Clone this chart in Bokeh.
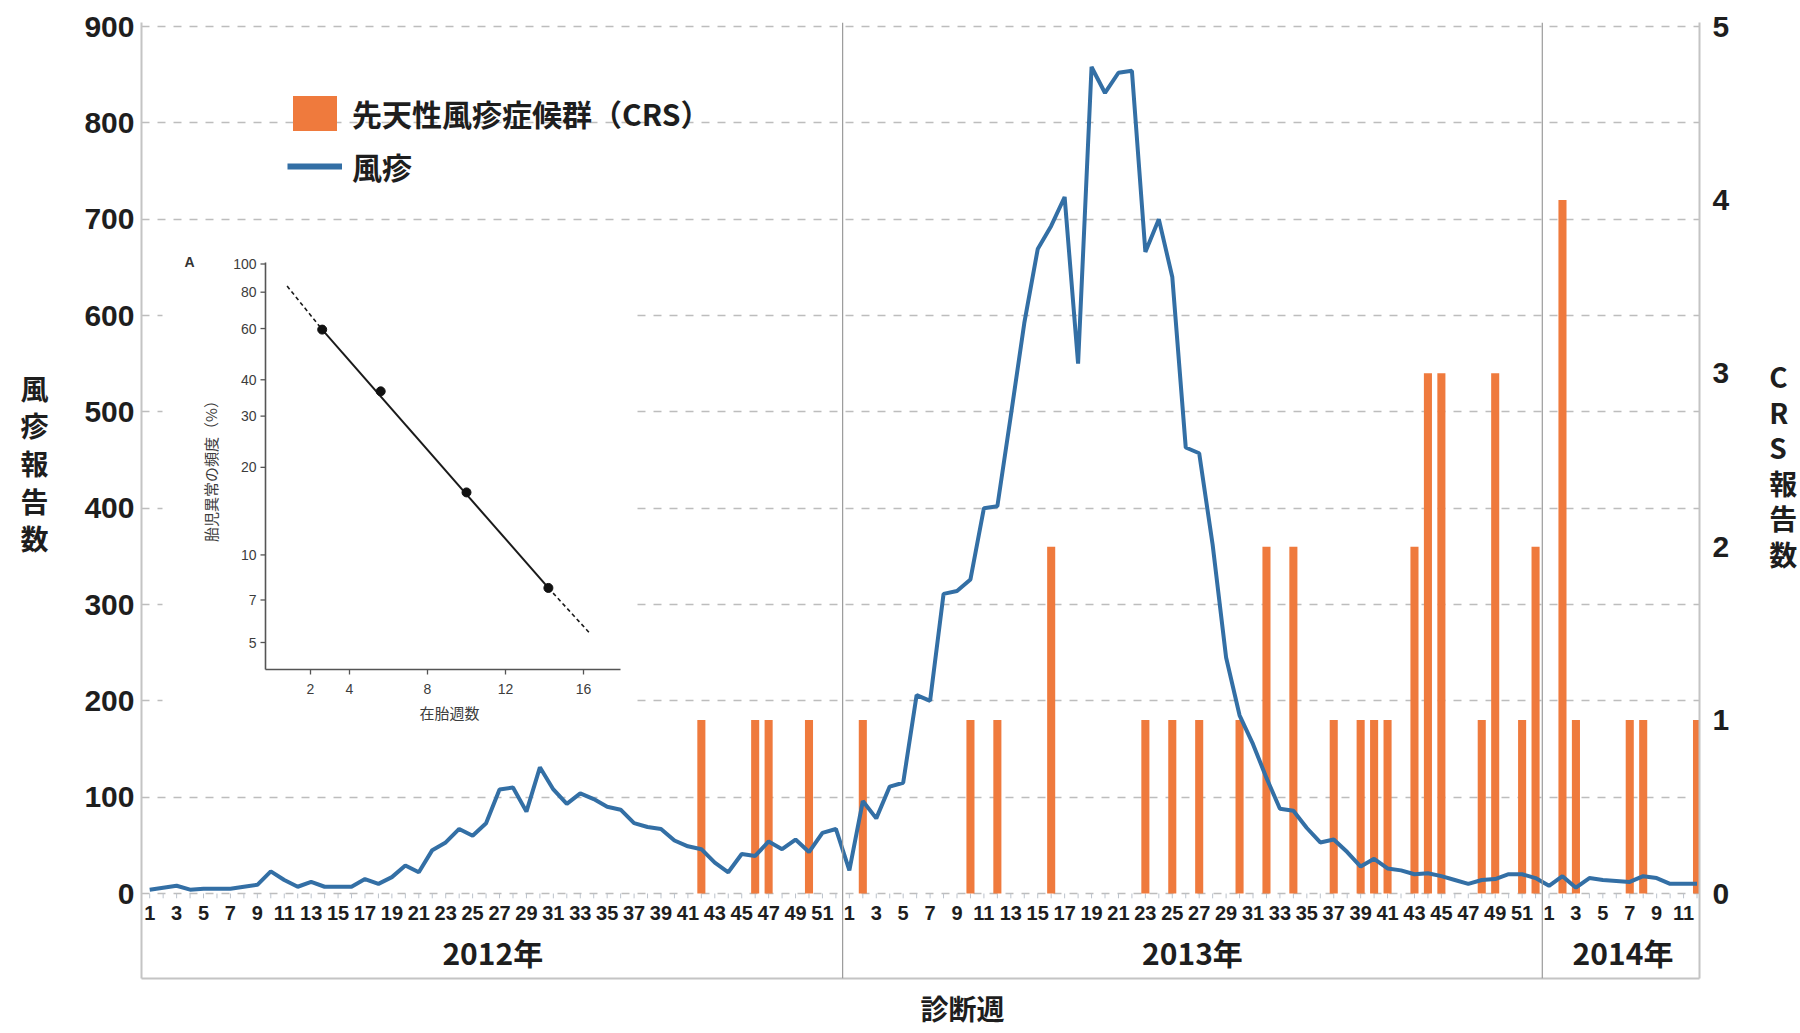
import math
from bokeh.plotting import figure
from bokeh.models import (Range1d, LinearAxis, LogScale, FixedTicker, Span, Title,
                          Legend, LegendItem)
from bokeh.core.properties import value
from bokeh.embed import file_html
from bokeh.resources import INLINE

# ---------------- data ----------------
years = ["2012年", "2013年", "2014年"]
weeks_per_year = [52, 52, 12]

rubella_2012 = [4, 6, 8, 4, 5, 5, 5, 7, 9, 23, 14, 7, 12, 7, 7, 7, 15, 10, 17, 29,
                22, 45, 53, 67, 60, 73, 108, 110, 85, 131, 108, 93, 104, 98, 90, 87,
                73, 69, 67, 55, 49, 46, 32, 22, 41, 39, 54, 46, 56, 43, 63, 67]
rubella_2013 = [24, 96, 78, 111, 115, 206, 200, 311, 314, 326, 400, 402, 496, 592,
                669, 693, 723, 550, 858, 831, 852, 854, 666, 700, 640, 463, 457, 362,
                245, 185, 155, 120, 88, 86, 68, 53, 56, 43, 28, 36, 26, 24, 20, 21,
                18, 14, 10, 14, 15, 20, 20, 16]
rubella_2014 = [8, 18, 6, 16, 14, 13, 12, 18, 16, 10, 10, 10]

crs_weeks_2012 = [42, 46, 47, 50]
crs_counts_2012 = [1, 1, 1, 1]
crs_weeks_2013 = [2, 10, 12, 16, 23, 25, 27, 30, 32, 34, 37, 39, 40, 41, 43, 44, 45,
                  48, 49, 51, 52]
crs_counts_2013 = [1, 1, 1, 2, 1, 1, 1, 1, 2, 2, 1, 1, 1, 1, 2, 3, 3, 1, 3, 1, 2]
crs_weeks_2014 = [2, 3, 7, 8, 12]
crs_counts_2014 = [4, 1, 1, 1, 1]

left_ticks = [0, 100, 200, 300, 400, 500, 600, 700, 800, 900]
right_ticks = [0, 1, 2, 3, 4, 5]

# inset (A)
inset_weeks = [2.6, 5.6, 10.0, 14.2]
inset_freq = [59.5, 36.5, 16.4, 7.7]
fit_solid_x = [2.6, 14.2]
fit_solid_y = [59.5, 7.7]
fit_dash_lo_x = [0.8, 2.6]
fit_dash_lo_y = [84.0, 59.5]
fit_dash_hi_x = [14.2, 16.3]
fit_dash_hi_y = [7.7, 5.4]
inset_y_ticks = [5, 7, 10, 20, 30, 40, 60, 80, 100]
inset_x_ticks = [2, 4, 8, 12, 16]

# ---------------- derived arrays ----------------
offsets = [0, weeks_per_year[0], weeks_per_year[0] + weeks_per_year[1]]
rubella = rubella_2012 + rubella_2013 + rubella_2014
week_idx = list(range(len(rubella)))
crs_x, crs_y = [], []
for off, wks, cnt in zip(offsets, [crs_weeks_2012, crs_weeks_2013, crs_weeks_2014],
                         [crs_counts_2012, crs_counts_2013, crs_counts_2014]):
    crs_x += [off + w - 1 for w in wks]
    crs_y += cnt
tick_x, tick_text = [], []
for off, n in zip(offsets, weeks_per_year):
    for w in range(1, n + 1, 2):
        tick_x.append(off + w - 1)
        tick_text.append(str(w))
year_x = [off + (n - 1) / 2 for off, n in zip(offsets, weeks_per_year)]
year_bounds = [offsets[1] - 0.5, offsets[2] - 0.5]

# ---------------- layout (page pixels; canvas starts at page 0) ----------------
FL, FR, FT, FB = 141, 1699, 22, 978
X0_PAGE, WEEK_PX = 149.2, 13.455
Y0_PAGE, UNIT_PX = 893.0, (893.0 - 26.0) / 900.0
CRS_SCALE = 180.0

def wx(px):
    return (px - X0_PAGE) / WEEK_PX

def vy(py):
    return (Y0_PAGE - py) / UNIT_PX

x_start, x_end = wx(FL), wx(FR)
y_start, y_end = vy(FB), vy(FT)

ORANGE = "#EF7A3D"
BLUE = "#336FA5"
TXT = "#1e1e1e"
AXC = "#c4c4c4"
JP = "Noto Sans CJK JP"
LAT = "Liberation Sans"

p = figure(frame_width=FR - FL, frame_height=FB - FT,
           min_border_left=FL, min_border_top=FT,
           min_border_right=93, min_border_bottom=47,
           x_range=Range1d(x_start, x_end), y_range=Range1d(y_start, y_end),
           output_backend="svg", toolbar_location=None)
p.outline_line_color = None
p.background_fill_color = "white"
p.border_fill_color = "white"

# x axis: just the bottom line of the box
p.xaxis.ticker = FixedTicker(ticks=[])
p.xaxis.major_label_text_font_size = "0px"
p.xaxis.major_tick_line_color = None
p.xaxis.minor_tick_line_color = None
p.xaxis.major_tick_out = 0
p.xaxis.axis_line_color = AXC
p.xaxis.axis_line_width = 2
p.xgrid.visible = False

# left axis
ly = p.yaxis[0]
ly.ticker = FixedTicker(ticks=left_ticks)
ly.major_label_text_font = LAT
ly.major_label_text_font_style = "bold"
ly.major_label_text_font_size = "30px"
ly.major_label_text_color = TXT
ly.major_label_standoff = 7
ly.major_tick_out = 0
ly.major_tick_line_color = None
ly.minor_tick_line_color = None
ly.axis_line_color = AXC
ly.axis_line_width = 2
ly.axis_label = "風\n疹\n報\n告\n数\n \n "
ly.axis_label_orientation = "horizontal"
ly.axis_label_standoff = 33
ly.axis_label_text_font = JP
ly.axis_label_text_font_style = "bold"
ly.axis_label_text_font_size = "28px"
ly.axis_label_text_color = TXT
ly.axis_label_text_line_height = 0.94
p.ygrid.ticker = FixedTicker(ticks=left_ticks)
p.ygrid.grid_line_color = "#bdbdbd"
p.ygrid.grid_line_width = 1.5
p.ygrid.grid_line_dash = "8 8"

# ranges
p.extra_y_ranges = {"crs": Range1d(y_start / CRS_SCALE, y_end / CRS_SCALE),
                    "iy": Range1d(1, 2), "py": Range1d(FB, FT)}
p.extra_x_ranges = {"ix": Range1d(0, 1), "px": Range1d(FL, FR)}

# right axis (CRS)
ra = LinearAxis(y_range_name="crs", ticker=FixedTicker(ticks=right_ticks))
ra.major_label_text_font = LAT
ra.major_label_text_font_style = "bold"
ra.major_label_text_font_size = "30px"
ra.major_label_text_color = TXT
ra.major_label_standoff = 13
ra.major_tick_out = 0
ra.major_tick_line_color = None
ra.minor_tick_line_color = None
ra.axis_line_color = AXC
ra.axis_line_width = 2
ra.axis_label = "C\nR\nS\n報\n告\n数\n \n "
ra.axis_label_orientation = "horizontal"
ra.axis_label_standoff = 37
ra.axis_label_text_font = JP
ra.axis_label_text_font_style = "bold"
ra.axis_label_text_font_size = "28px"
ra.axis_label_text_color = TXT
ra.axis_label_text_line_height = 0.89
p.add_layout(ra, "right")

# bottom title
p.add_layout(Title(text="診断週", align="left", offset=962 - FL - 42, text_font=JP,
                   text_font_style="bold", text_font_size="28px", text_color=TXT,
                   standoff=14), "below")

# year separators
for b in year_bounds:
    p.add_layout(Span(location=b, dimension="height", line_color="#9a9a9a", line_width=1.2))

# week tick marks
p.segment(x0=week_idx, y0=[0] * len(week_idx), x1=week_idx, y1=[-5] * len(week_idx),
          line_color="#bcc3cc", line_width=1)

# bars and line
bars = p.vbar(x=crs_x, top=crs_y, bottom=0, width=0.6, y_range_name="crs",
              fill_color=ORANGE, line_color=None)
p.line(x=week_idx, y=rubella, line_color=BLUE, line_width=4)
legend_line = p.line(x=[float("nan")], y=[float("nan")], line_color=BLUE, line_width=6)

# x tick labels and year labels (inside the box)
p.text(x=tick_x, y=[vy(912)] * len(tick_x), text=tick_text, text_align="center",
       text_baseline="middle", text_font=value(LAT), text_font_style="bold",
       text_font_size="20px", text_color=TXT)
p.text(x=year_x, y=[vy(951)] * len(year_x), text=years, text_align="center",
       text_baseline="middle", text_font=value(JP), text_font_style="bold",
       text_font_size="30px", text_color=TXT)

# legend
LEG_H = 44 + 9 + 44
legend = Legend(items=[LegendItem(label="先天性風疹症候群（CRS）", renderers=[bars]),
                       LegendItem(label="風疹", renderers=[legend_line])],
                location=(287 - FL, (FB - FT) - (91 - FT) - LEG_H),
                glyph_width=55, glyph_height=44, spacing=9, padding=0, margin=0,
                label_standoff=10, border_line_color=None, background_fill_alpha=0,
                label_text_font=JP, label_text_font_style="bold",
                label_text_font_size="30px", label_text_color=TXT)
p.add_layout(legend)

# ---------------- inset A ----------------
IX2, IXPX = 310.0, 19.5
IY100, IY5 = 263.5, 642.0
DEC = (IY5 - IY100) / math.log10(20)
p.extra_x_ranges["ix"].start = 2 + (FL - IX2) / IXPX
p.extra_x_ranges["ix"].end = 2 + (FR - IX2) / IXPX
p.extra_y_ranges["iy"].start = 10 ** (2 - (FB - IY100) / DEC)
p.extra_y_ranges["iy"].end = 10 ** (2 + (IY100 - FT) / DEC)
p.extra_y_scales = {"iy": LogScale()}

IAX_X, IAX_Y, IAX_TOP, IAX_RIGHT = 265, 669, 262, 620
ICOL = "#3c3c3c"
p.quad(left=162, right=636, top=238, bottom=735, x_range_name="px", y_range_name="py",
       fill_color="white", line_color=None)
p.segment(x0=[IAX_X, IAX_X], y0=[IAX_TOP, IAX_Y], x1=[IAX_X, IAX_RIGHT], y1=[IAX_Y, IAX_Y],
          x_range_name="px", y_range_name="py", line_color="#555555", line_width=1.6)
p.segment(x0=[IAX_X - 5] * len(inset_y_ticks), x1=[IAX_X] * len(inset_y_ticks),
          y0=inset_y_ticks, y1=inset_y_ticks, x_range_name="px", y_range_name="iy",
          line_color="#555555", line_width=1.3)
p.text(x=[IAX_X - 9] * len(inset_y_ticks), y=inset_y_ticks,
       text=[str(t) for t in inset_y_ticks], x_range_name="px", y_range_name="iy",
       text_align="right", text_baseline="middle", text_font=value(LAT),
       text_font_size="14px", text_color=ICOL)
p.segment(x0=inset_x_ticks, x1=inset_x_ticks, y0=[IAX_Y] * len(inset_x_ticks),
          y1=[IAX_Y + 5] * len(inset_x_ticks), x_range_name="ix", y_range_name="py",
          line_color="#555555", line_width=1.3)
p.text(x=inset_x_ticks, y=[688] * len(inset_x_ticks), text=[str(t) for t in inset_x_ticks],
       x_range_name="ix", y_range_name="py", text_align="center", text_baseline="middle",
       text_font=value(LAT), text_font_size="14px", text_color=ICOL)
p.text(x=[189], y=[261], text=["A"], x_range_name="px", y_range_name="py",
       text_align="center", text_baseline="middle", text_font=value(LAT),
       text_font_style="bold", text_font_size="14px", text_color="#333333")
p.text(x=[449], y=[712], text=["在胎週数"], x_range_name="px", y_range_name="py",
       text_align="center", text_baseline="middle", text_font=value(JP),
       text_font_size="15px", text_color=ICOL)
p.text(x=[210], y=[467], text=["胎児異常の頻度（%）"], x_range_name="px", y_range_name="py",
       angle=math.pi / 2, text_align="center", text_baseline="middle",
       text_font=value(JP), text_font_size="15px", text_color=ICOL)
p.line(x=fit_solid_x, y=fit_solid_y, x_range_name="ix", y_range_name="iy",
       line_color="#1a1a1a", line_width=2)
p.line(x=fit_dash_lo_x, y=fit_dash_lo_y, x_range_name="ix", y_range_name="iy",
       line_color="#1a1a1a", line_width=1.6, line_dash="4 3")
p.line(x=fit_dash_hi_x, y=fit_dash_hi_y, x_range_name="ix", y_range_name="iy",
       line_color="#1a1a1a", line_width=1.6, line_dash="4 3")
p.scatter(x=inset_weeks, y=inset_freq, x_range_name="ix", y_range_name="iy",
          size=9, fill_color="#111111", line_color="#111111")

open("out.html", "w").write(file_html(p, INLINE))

## What needs to be done
Write out exactly the opening lines of the data, stopping after the line that holds "weeks_per_year = [52, 52, 12]". Exclude pictures.

## Answer to this problem
Clone this chart in Bokeh.
import math
from bokeh.plotting import figure
from bokeh.models import (Range1d, LinearAxis, LogScale, FixedTicker, Span, Title,
                          Legend, LegendItem)
from bokeh.core.properties import value
from bokeh.embed import file_html
from bokeh.resources import INLINE

# ---------------- data ----------------
years = ["2012年", "2013年", "2014年"]
weeks_per_year = [52, 52, 12]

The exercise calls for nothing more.